Embracing the volatility: TT International’s Sambor on emerging market debt under Trump:

Trump’s second term in the Whitehouse has created a polarised, volatile investment landscape. In the following analysis, Jean-Charles Sambor, Head of Emerging Market Debt, TT International, highlights how this is presenting active, contrarian investors with unique opportunities in under-priced EM assets.

Donald Trump’s victory has led to much doom-mongering among economists and emerging market (EM) investors alike, with outflows from EM bond funds accelerating in the wake of the election. However, as we discuss in the following piece, there are good reasons to believe that the consensus is overlooking a number of eminently plausible scenarios, which could leave many investors wrong-footed. More fundamentally, we believe the election result is an enormous opportunity as we cross the Rubicon into a more volatile, polarised world. This investment environment will likely be characterised by increasing uncertainty, event-risk, and a divergence in performance between relative winners and losers. In short, it should suit truly active, contrarian and agile investors.

Markets appear to have taken Trump’s tariff threats at face value and concluded that this will have a material impact on inflation. However, Trump’s victory was due in part to a backlash against inflation, for which the electorate blamed the incumbent. Whereas when Trump first came to power it was deflation that kept policymakers awake at night, now it is higher inflation that is leading to politicians being unceremoniously shown the exit. Trump will be acutely aware that inflation is one of the key reasons for incumbents being voted out across the developed world. Against this backdrop, policies such as tariffs that could stoke inflation may end up being moderated. Importantly, even if Trump does implement aggressive tariffs, these can be mitigated to some degree through currency shock absorbers and companies rerouting trade. 

The consensus argument runs that higher inflation will slow the pace of rate cuts in the US, a train of thought that has contributed to a stronger Dollar and acted as a headwind for EM assets. But here once again investors may be overlooking some important factors. In addition to the possibility that Trump’s tariff bark is worse than its bite and the fact that some of his agenda is disinflationary, the US has a twin deficit that makes those in most emerging economies look tame. Over time these gaping deficits will almost certainly raise the risk premium for owning Dollar denominated assets, and pressurise the currency itself.

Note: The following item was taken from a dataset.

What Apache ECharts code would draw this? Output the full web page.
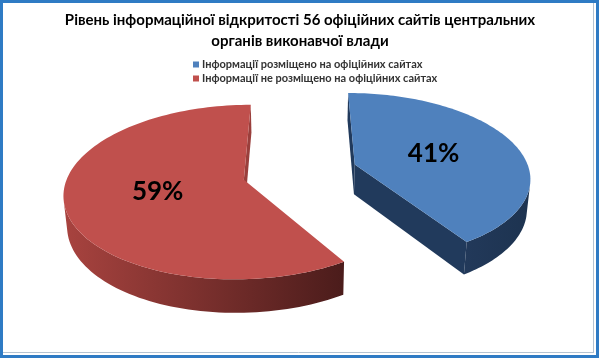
<!DOCTYPE html>
<html><head><meta charset="utf-8">
<script src="https://cdn.jsdelivr.net/npm/echarts@6/dist/echarts.min.js"></script>
<style>html,body{margin:0;padding:0;background:#fff}#c{width:600px;height:359px}</style>
</head><body><div id="c"></div>
<script>
const categories = ['Інформації розміщено на офіційних сайтах', 'Інформації не розміщено на офіційних сайтах'];
const values = [41, 59];
const labels = ['41%', '59%'];
const titleLines = ['Рівень інформаційної відкритості 56 офіційних сайтів центральних', 'органів виконавчої влади'];

const V = {X0: 300, Y0: 172, S: 175, SY: 174, sinP: 0.479, D: 6.3, explode: 0.33, thick: 0.2, labelR: 0.49};
V.cosP = Math.sqrt(1 - V.sinP * V.sinP);
const cam = [0, V.D * V.sinP, -V.D * V.cosP];
function proj(X, Y, Z) {
  const v = Z * V.sinP + Y * V.cosP;
  const w = Z * V.cosP - Y * V.sinP;
  const f = 1 + w / V.D;
  return [V.X0 + V.S * X / f, V.Y0 - V.SY * v / f];
}
const rad = d => d * Math.PI / 180;
function sliceAngles(i, val) {
  const total = values.reduce((a, b) => a + b, 0);
  let cum = 0;
  for (let k = 0; k < i; k++) cum += values[k];
  const a2 = 90 - cum / total * 360;
  const a1 = a2 - val / total * 360;
  return [a1, a2];
}
const styles = [
  {top: '#4F81BD', side: ['#22395A', '#1D3350'], cut: '#213A5C'},
  {top: '#C0504D', side: ['#A8433F', '#4B1C1B'], cut: '#9A3F3C'}
];
function makeRender(i) {
  return function (params, api) {
    const val = api.value(0);
    const [a1, a2] = sliceAngles(i, val);
    const mid = rad((a1 + a2) / 2);
    const ox = V.explode * Math.cos(mid), oz = V.explode * Math.sin(mid);
    const pt = (th, r, Y) => proj(ox + r * Math.cos(th), Y, oz + r * Math.sin(th));
    const st = styles[i];
    const children = [];
    [[a1, -1], [a2, 1]].forEach(([a, sgn]) => {
      const th = rad(a);
      const nth = th + sgn * Math.PI / 2;
      const nx = Math.cos(nth), nz = Math.sin(nth);
      const px = ox + 0.5 * Math.cos(th), pz = oz + 0.5 * Math.sin(th);
      const dot = nx * (cam[0] - px) + nz * (cam[2] - pz);
      if (dot > 0) {
        children.push({type: 'polygon', shape: {points: [pt(th, 0, 0), pt(th, 1, 0), pt(th, 1, -V.thick), pt(th, 0, -V.thick)]}, style: {fill: st.cut}});
      }
    });
    const N = 120, topArc = [], botArc = [];
    for (let k = 0; k <= N; k++) {
      const th = rad(a1 + (a2 - a1) * k / N);
      const X = ox + Math.cos(th), Z = oz + Math.sin(th);
      const dot = Math.cos(th) * (cam[0] - X) + Math.sin(th) * (cam[2] - Z);
      if (dot > 0) { topArc.push(proj(X, 0, Z)); botArc.push(proj(X, -V.thick, Z)); }
    }
    if (topArc.length > 1) {
      children.push({type: 'polygon', shape: {points: topArc.concat(botArc.slice().reverse())},
        style: {fill: new echarts.graphic.LinearGradient(0, 0, 1, 0, [{offset: 0, color: st.side[0]}, {offset: 1, color: st.side[1]}])}});
    }
    const topPts = [pt(0, 0, 0)];
    for (let k = 0; k <= N; k++) topPts.push(pt(rad(a1 + (a2 - a1) * k / N), 1, 0));
    children.push({type: 'polygon', shape: {points: topPts}, style: {fill: st.top}});
    const lp = pt(mid, V.labelR, 0);
    children.push({type: 'text', x: lp[0], y: lp[1], style: {text: labels[i], font: 'bold 26px Lato, "Open Sans", sans-serif', fill: '#000', align: 'center', verticalAlign: 'middle'}});
    return {type: 'group', children};
  };
}
const chart = echarts.init(document.getElementById('c'));
chart.setOption({
  animation: false,
  title: {text: titleLines.join('\n'), left: 'center', top: 5,
    textStyle: {fontFamily: 'Lato, "Open Sans", sans-serif', fontSize: 15, fontWeight: 'bold', color: '#000', lineHeight: 21}},
  legend: {orient: 'vertical', left: 188, top: 54, icon: 'rect', itemWidth: 6, itemHeight: 6, itemGap: 3,
    data: categories, textStyle: {fontFamily: 'Lato, "Open Sans", sans-serif', fontSize: 11, fontWeight: 'bold', color: '#333', padding: [0, 0, 0, -2]}},
  graphic: [
    {type: 'rect', shape: {x: 1.5, y: 1.5, width: 596, height: 355}, style: {fill: 'none', stroke: '#2F7BC4', lineWidth: 3}, silent: true},
    {type: 'line', shape: {x1: 593.5, y1: 3, x2: 593.5, y2: 353}, style: {stroke: '#B5C3D1', lineWidth: 1}, silent: true},
    {type: 'line', shape: {x1: 3, y1: 352.5, x2: 594, y2: 352.5}, style: {stroke: '#B5C3D1', lineWidth: 1}, silent: true}
  ],
  series: categories.map((name, i) => ({
    type: 'custom', name, coordinateSystem: 'none',
    itemStyle: {color: styles[i].top},
    data: [[values[i]]],
    renderItem: makeRender(i)
  }))
});
</script></body></html>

Whilst the scenarios outlined above are based on conjecture, what seems certain is that we are entering a more polarised world that will see an increasing divergence in performance between relative winners and losers. So, which areas of the market look particularly well or poorly placed at present?

We are still bullish on duration, and believe that US Treasury yields will remain volatile but continue to tighten. We see limited scope for further tightening of EM Investment Grade spreads. However, we think that EM Debt, including Investment Grade, will generally be seen as a compelling carry opportunity for a number of reasons. Indeed, EM fundamentals continue to improve, the EM growth differential over DM remains high, whilst EM and DM are at different points in their respective credit cycles, meaning that default rates will likely fall in EM as they rise in DM. More specifically, we see potential for outsized returns in special situations in distressed Asia credits, selective African frontier markets (especially Ghana and Senegal), Sri Lanka, and other special situations such as Venezuela and Lebanon. Conversely, we believe that parts of the EM High Yield market are now relatively frothy and crowded, and we are therefore being increasingly selective in the BB/B+ category. Given the aforementioned potential for the US Dollar to weaken in the medium term, we have a positive bias on EM FX and will continue to play this tactically, given the expected upcoming volatility. We are particularly positive on various currencies in Asia – especially South East Asia – and LatAm. Finally, we expect increased dispersion in local rates. We believe that high volatility in Brazilian rates should provide alpha opportunities, and are confident that inflation will remain under control in the rest of LatAm. We expect South East Asian central banks to be able to cut rates further, which should prove positive. However, we remain sceptical that long-term yields can continue to fall significantly in China, and we expect to see increasing divergence in CEEMEA after a significant rally in local markets.

In a world that is increasingly polarised and volatile, pragmatism and agility will be key to success, while passive and inflexible approaches to managing EM assets are unlikely to work well. We focus on under-researched, mispriced markets, aiming to identify behavioural biases or market ‘blind spots’, where certain scenarios are overlooked because of entrenched beliefs. Indeed, emerging market assets often trade as though an outcome is almost certain, with investors crowding together in consensus positions that can be exploited – now more than ever. Trump is not a conventional president, and we believe our unconventional approach offers the perfect fit for this new investment paradigm.